Friends to lovers have always been a go-to when it comes to romantic movies. There seems to be something romantic in watching friends who obviously like each other end up together. I’d be lying if I said that I didn’t absolutely love this troupe, but it shouldn’t be applied to every situation.
I’m a big supporter of having a mixed friends group. Especially when it comes to relationships, I always end up going to my guy friends for advice. The advice is always useful and they are always up for knocking sense into me when I need it!
I think it also helps me become more grounded; too many people who have only ever been surrounded by one gender struggle to socially interact with the other. Especially when it comes to relationships and marriage, you need to be able to see red flags. I don’t think that’s possible without a mixed friendship group.
What really grinds my gears is when someone completely misreads a friendship and starts to make feelings that aren’t there. One of my closest friends I always refer to as ‘the big brother I never asked for but I’m glad I have’. He has my back, especially when it comes to relationships and advice.
However, thinking of him as anything but platonic makes my stomach turn and makes me feel ill. The justification behind this was that we talk almost every day and send each other memes (ah yes, the love language of 2020).
But there were no ‘feelings’ when it came to my female friends who I treat the exact same way.
Of course, some romantic relationships do evolve from friendships, but we shouldn’t expect every relationship to do so. People shouldn’t have to second guess going out for drinks with a friend because a third person who has no part in this relationship thinks they should date.

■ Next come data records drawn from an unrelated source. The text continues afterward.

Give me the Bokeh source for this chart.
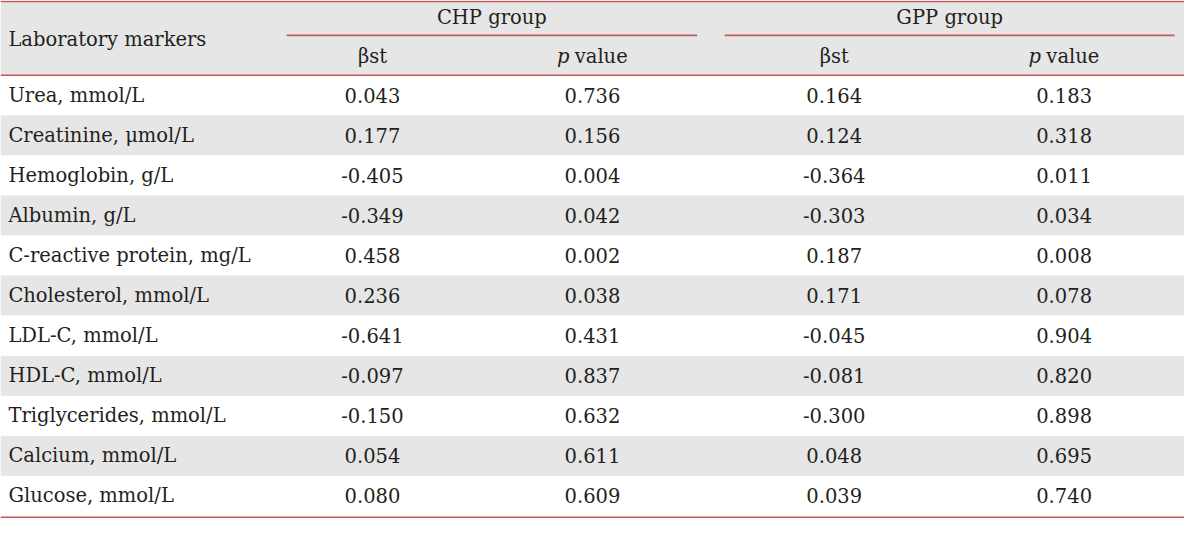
from bokeh.plotting import figure
from bokeh.models import Range1d, ColumnDataSource
from bokeh.core.properties import value
from bokeh.embed import file_html
from bokeh.resources import INLINE

# ---- data ----
markers = ["Urea, mmol/L", "Creatinine, μmol/L", "Hemoglobin, g/L", "Albumin, g/L",
           "C-reactive protein, mg/L", "Cholesterol, mmol/L", "LDL-C, mmol/L",
           "HDL-C, mmol/L", "Triglycerides, mmol/L", "Calcium, mmol/L", "Glucose, mmol/L"]
chp_beta = [0.043, 0.177, -0.405, -0.349, 0.458, 0.236, -0.641, -0.097, -0.150, 0.054, 0.080]
chp_p = [0.736, 0.156, 0.004, 0.042, 0.002, 0.038, 0.431, 0.837, 0.632, 0.611, 0.609]
gpp_beta = [0.164, 0.124, -0.364, -0.303, 0.187, 0.171, -0.045, -0.081, -0.300, 0.048, 0.039]
gpp_p = [0.183, 0.318, 0.011, 0.034, 0.008, 0.078, 0.904, 0.820, 0.898, 0.695, 0.740]
header_label = "Laboratory markers"
groups = ["CHP group", "GPP group"]
beta_label = "βst"
p_label = "p"
value_label = "value"

# ---- layout (in reference pixel space) ----
W, H = 1200, 534
HEAD_BOTTOM = 77.0
ROW_H = 41.3
FONT = "DejaVu Serif"
FS = "19.5px"
RED = "#c4585b"
GREY = "#e6e6e6"
TEXT = "#231f20"

label_x = 8
col_cx = [377, 600, 845, 1078]
group_spans = [(290, 706), (734, 1190)]

p = figure(width=1184, height=518, x_range=Range1d(0, W), y_range=Range1d(H, 0),
           output_backend="svg", toolbar_location=None, min_border=0)
p.axis.visible = False
p.grid.visible = False
p.outline_line_color = None
p.background_fill_color = "white"
p.border_fill_color = "white"

n = len(markers)
tops = [HEAD_BOTTOM + i * ROW_H for i in range(n)]
mids = [t + ROW_H / 2 for t in tops]

# header background
p.quad(left=[0], right=[W], top=[1.5], bottom=[HEAD_BOTTOM], fill_color=GREY, line_color=None)
# alternating grey rows
gi = [i for i in range(n) if i % 2 == 1]
p.quad(left=[0] * len(gi), right=[W] * len(gi), top=[tops[i] for i in gi],
       bottom=[tops[i] + ROW_H for i in gi], fill_color=GREY, line_color=None)

# lines
bottom_y = HEAD_BOTTOM + n * ROW_H + 1.5
p.segment(x0=[0, 0, 0], x1=[W, W, W], y0=[1, HEAD_BOTTOM, bottom_y], y1=[1, HEAD_BOTTOM, bottom_y],
          line_color=RED, line_width=1.6)
p.segment(x0=[s[0] for s in group_spans], x1=[s[1] for s in group_spans], y0=[36, 36], y1=[36, 36],
          line_color=RED, line_width=1.6)

common = dict(text_font=value(FONT), text_font_size=FS, text_color=TEXT, text_baseline="middle")

# header texts
p.text(x=[label_x], y=[40], text=[header_label], text_align="left", **common)
p.text(x=[(s[0] + s[1]) / 2 for s in group_spans], y=[18, 18], text=groups, text_align="center", **common)
p.text(x=[col_cx[0], col_cx[2]], y=[58, 58], text=[beta_label, beta_label], text_align="center", **common)
p.text(x=[col_cx[1] - 36, col_cx[3] - 36], y=[58, 58], text=[p_label, p_label], text_align="left",
       text_font_style="italic", **common)
p.text(x=[col_cx[1] - 18, col_cx[3] - 18], y=[58, 58], text=[value_label, value_label], text_align="left", **common)

# body
fmt = lambda v: f"{v:.3f}"
src = ColumnDataSource(dict(y=mids, label=markers,
                            cb=[fmt(v) for v in chp_beta], cp=[fmt(v) for v in chp_p],
                            gb=[fmt(v) for v in gpp_beta], gp=[fmt(v) for v in gpp_p]))
p.text(x=label_x, y="y", text="label", source=src, text_align="left", **common)
for cx, col in zip(col_cx, ["cb", "cp", "gb", "gp"]):
    p.text(x=cx, y="y", text=col, source=src, text_align="center", **common)

open("out.html", "w").write(file_html(p, INLINE))
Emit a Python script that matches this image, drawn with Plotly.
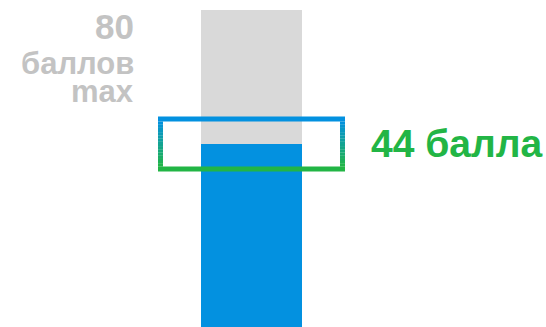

Not to mention when a person in the friendship is in a relationship it’s disrespectful to everyone involved. It makes the whole thing toxic when there is no need for it to be.
The double standards are startling. Why is it that when it comes to boys the narrative suddenly shifts and you have to be in love with them? It makes the friendship weird and suddenly you’re questioning every message you send. If someone doesn’t ask your opinion on a relationship keep your opinions to yourself.
Platonic relationships are some of the most rewarding relationships you can have. When I think of the most important times in my life, my friends have always been constant. Sibling-type friendships are definitely one of the best because they feel like you’ve known a person forever no matter how long it has been.
When other people try and put a label on an innocent friendship it can get really awkward but you have to be honest with yourself. When a third person is involved (as in if one of you is in a relationship) it’s important that you respect their boundaries because guaranteed this is not fun for them!
For me, it was a boundary issue, I felt that so many people I called my friends were violating this boundary, and made me feel uncomfortable about an innocent friendship so in a lot of cases I drifted away from them. The friends I have now don’t bat an eyelid when I mention another friend regardless of gender and it’s such nice relief!
It’s so heteronormative to think that every girl is in love with her male friends and vice versa.
Building healthy relationships with people should be seen as normal regardless of gender.
If you can’t see that, maybe you need to stop looking at things from a romance novel and come into the real world.